Diagnostic Classification for Autism in Male Adults Based On Resting State fMRI Fractal Connectivity

Background:    Much emphasis in autism research has been placed on systems-level atypical brain connectivity. Almost all published work thus far has measured ‘functional connectivity’ via Pearson’s correlation coefficient or independent components analysis over a specific low-frequency band. Both do not take into account the long memory fractal properties that are inherent within BOLD fMRI time-series data. New measures are now available that account for such fractal properties, but it is an open question as to whether such measures of ‘fractal’ connectivity are more sensitive than more conventional measures of ‘functional’ connectivity. Here, we investigate this question via testing the predictive utility of ‘fractal’ versus conventional measures of functional connectivity for making diagnostic predictions on adult males with and without autism.

Objectives:   To assess the predictive utility of patterns of resting state ‘fractal’ connectivity and conventional measures of functional connectivity for diagnostic classification of adult males with and without autism.

Methods:   Thirty neurotypical and thirty high-functioning adult males with a diagnosis of an autism spectrum condition (ASC), matched on age (18-45) and IQ, were scanned with fMRI at 3T (TR=1302 ms; 512 whole-brain volumes) while being instructed to stay awake and keep their eyes closed. BOLD time-series were extracted from 110 regions from a standard anatomy-based brain atlas and the mean time-series from each region was decomposed with a maximum overlap discrete wavelet transform. Conventional measures of ‘functional’ connectivity were computed using Pearson’s correlation on wavelet scales 2 (0.096-0.192 Hz), 3 (0.048-0.096 Hz) and 4 (0.024-0.048 Hz). Long memory ‘fractal’ connectivity measures were estimated via asymptotic wavelet correlation matrices that measure convergence of the wavelet correlation spectrum on an asymptotic value across a range of low frequency scales (Achard, Bassett, Meyer-Lindenberg, & Bullmore, 2008, Phys Rev E). Classification analyses were performed with a linear support vector machine and a leave-one-subject-pair-out cross validation scheme (k=30). Classification performance measures were evaluated for statistical significance with permutation tests (10,000 iterations).

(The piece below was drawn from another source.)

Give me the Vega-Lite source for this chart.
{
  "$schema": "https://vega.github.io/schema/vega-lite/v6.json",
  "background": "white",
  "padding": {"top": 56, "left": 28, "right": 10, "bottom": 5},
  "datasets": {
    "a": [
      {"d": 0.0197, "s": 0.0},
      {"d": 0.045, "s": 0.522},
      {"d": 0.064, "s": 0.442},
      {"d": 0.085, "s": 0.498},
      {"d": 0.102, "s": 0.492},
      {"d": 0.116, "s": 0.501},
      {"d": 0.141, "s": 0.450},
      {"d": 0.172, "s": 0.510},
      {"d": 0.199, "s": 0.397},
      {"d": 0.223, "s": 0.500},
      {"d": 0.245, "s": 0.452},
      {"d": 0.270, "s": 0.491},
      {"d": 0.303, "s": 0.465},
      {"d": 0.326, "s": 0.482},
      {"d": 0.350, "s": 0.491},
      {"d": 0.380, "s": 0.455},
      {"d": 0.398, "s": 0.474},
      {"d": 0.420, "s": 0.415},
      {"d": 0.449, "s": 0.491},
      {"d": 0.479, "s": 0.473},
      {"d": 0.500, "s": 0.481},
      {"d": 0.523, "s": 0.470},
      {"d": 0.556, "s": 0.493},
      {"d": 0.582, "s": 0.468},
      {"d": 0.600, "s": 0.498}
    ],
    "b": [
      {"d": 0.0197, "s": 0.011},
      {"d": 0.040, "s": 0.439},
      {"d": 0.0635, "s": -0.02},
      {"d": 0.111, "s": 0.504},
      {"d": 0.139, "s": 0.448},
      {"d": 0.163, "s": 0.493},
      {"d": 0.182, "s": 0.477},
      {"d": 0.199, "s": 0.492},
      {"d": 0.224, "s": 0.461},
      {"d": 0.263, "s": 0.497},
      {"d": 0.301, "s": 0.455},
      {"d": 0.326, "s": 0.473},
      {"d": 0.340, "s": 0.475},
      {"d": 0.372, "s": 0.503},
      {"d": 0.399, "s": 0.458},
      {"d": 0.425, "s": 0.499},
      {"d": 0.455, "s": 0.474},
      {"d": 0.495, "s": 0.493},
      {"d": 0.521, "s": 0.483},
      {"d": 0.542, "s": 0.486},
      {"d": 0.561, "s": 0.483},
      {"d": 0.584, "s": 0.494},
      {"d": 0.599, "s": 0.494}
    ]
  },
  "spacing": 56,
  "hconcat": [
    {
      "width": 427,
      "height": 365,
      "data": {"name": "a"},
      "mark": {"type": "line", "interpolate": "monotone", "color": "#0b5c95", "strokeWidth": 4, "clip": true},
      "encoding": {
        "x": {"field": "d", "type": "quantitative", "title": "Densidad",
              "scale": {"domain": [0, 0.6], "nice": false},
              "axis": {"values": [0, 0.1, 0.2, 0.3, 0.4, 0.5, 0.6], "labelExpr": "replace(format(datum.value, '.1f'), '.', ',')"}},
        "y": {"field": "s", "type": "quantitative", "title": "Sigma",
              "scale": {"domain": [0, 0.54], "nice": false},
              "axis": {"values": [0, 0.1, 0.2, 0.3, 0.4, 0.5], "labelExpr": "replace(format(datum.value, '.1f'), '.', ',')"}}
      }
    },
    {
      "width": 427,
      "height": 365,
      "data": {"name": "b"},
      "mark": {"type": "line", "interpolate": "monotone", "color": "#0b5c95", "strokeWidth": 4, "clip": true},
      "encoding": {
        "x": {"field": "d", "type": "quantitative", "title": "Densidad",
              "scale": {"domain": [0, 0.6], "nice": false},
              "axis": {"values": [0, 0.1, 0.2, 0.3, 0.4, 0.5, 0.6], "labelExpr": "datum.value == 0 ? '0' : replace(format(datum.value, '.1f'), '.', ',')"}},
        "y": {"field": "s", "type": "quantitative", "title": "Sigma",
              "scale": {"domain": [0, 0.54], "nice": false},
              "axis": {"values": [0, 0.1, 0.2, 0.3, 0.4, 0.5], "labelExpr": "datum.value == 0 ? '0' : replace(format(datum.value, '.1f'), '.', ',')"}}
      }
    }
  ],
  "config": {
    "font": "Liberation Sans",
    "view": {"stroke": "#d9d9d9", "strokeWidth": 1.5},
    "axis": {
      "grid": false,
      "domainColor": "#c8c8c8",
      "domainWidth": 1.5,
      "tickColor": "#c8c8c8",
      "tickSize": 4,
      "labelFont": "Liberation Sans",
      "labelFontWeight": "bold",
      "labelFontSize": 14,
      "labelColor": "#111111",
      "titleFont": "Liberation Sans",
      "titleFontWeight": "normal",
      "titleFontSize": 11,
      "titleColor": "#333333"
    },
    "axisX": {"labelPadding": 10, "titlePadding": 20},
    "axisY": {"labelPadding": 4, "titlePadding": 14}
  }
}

Results:   Whole-brain fractal connectivity matrices provided sufficient pattern-information for above chance classification of diagnostic status (Accuracy=81.67%, Sensitivity=80%; Specificity=83.33%; PPV=82.76; NPV=80.65%; all p<9.99x10^-5).  This performance stands in stark contrast to conventional measures of functional connectivity measured by Pearson correlation matrices across each wavelet scale (all Accuracy<73%).

Conclusions:   This work demonstrates enhanced sensitivity for ‘fractal’ connectivity measures for characterizing atypical connectivity in autism compared to conventional correlation measures that are currently in wide use (Pearson’s correlation). ‘Fractal’ connectivity measures diverge from conventional measures of functional connectivity by taking into account the long memory fractal properties of BOLD time-series data. One unresolved question for future work lies in understanding the contributions of neural and non-neural sources influencing fractal behavior in BOLD time-series data.  Finally, this work observes levels of classification performance that are statistically significant for deeming important for hypothesis testing, but are not high enough to be useful in a clinical setting or in settings where the base rates of ASC approach the population prevalence. Increases in sample size as well as use of other methods for whole-brain parcellation will also be important for future work.